California State University officials acknowledged Thursday that one of their professors had crossed the line in using public resources to advocate for Proposition 30.
The admission came after the Howard Jarvis Taxpayers Association alleged in a lawsuit that a CSU, Monterey Bay, professor sent students an email advocating in favor of the initiative that is Gov. Jerry Brown's attempt to raise taxes to alleviate the state budget deficit.
The email from professor Ernest Stromberg urges students to help pass Proposition 30 and notes that students will face higher fees and fewer classes if the measure fails, while they stand to receive a $498 refund if it passes.
The state plans to cut CSU funding by $250 million if voters reject Proposition 30. That could result in "threats of layoffs, furloughs, and other draconian cuts" to CSU employees, the email says.
Stromberg's email violates the law that forbids using public resources for political campaigns, according to the lawsuit.
"This campaign mailing violates the constitutional rights of taxpayers and students whose tax dollars and student fees are being misused to promote a political cause which they do not support," said a statement from Jon Coupal, the association's president.
CSU officials responded by saying Stromberg's email "was inappropriate and unfortunate."
"It was sent by him as an individual, and not on behalf of the institution. We have previously reminded faculty and staff that it is not permissible to use state resources including classroom time for any political advocacy.

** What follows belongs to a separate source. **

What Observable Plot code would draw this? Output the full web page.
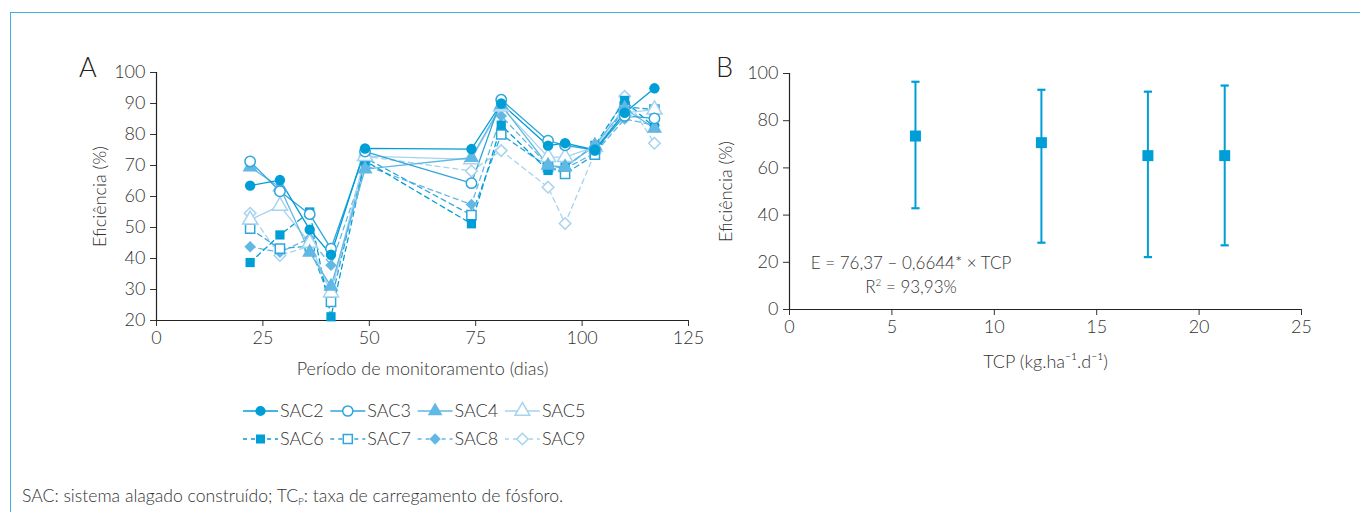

This email clearly crossed that line and the campus is taking appropriate personnel action," said a statement from Christine Helwick, CSU's general counsel.
The impact Proposition 30 will have on college students and employees is one reason the campaign is touring campuses to rally support. Brown spoke to hundreds of students about it at Sacramento City College on Thursday.
"The idea of Proposition 30 is to put some more money into state coffers so we can pay for schools and colleges and the University of California. This is a crucial opportunity," the governor said.
Proposition 30 calls for raising sales taxes by a quarter-cent on a dollar for four years and income taxes for seven years on those making more than $250,000.
Most of the $6 billion that would be raised from the measure each year would go toward K-12 schools and community colleges. If the measure fails, community colleges are in line to receive a $385 million cut, which would mean 140,000 students could be shut out of classes.
Sacramento City College was the second campus the governor visited this week, following an appearance Tuesday at UCLA.